Ia dilarang menulis selama masa penahanannya di Pulau Buru, namun tetap mengatur untuk menulis serial karya terkenalnya yang berjudul Bumi Manusia, serial 4 kronik novel semi-fiksi sejarah Indonesia. Tokoh utamanaya Minke, bangsawan kecil Jawa, dicerminkan pada pengalamannya sendiri. Jilid pertamanya dibawakan secara oral pada para kawan sepenjaranya, dan sisanya diselundupkan ke luar negeri untuk dikoleksi pengarang Australia dan kemudian diterbitkan dalam bahasa Inggris dan Indonesia.


 “Dahulu dia selalu katakan apa yang dia pikirkan, tangiskan, apa yang ditanggungkan, teriakan ria kesukaan di dalam hati remaja. Kini dia harus diam- tak ada kuping sudi suaranya.”
― Pramoedya Ananta Toer
Mulai menulis sejak jaman Jepang, novelnya yang pertama, Kranji dan Bekasi Jatuh, terbit tahun 1947. Kemudian ia dimasukkan penjara oleh Pemerintah Belanda karena membawa surat-surat yang dianggap berbahaya oleh tentara Belanda. Sebelum itu, Pram memang aktif dalam perjuangan kemerdekaan dan aktif juga dalam bidang pers. Sebenarnya Pram kala itu sudah banyak menulis karya sastra namun banyak yang hilang naskahnya. Romannya yang berjudul Perburuan (1950), mendapat hadiah dalam sayembara mengarang yang diselenggarakan oleh Balai Pustaka. Cerita dari Blora, mendapat hadiah sastra Nasional BMKN tahun 1952.


 Karya-karya Pram kebanyakan berupa novel, yakni Perburuan (1950), Keluarga Gerilya (1950), Di Tepi Kali Bekasi (1950), Keluarga Gerilya (1950), Mereka yang Dilumpuhkan (2 jilid, 1951-1952), Bukan Pasar Malam (1951), Korupsi (1954), Midah Si Manis Bergigi Emas (1954), Gulat di Jakarta (1953), Percikan Revolusi (1950), Cerita dari Blora (1952), Cerita dari Jakarta (1957).
Berbagai buku tentangnya telah ditulis, namun tak satupun menyentuh kehidupan pribadinya. Kehidupan pribadinya tenggelam dalam kebesaran namanya. Kini beberapa bulan setelah wafatanya, barulah muncul sebuah buku yang mencoba menghadirkan sosok Pram yang apa adanya dari kacamata Koesalah Soebagyo Toer selaku adik kandungnya yang memiliki hubungan yang paling dekat dengannya.
Buku yang ditulis oleh Koesalah ST ini merupakan catatan pribadinya mengenai persinggungannya dengan Pramoedya yang ia tulis dari tahun 1981 hingga 20 April 2006, sepuluh hari sebelum wafatnya Pram. Karena merupakan catatan pribadi, setiap catatannya bersifat personal, ada yang pendek (1/2 halaman) hingga yang panjang (5-6 halaman).

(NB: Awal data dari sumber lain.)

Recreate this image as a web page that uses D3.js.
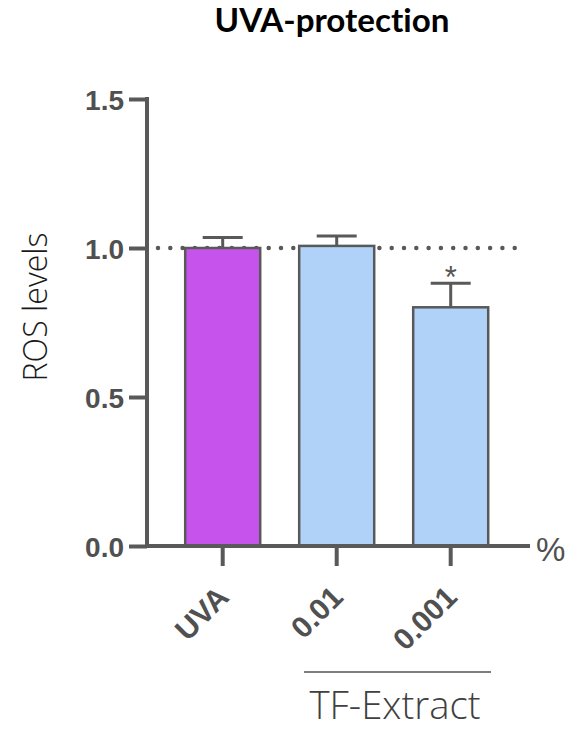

Banyak dari tulisannya menyentuh tema interaksi antarbudaya; antara Belanda, kerajaan Jawa, orang Jawa secara umum, dan Tionghoa. Banyak dari tulisannya juga semi-otobiografi, di mana ia menggambar pengalamannya sendiri. Ia terus aktif sebagai penulis dan kolumnis. Ia memperoleh Hadiah Ramon Magsaysay untuk Jurnalisme, Sastra, dan Seni Komunikasi Kreatif 1995. Ia juga telah dipertimbangkan untuk Hadiah Nobel Sastra. Ia juga memenangkan Hadiah Budaya Asia Fukuoka XI 2000 dan pada 2004 Norwegian Authors' Union Award untuk sumbangannya pada sastra dunia. Ia menyelesaikan perjalanan ke Amerika Utara pada 1999 dan memenangkan hadiah dari Universitas Michigan.
Sampai akhir hayatnya ia aktif menulis, walaupun kesehatannya telah menurun akibat usianya yang lanjut dan kegemarannya merokok. Pada 12 Januari 2006, ia dikabarkan telah dua minggu terbaring sakit di rumahnya di Bojong Gede, Bogor, dan sedang dirawat di rumah sakit. Menurut laporan, Pramoedya menderita diabetes, sesak napas dan jantungnya melemah.
 Pada 6 Februari 2006 di Teater Kecil Taman Ismail Marzuki diadakan pameran khusus tentang sampul buku dari karya Pramoedya. Pameran ini sekaligus hadiah ulang tahun ke-81 untuk Pramoedya. Pameran bertajuk Pram, Buku dan Angkatan Muda menghadirkan sampul-sampul buku yang pernah diterbitkan di mancanegara. Ada sekitar 200 buku yang pernah diterjemahkan ke berbagai bahasa dunia.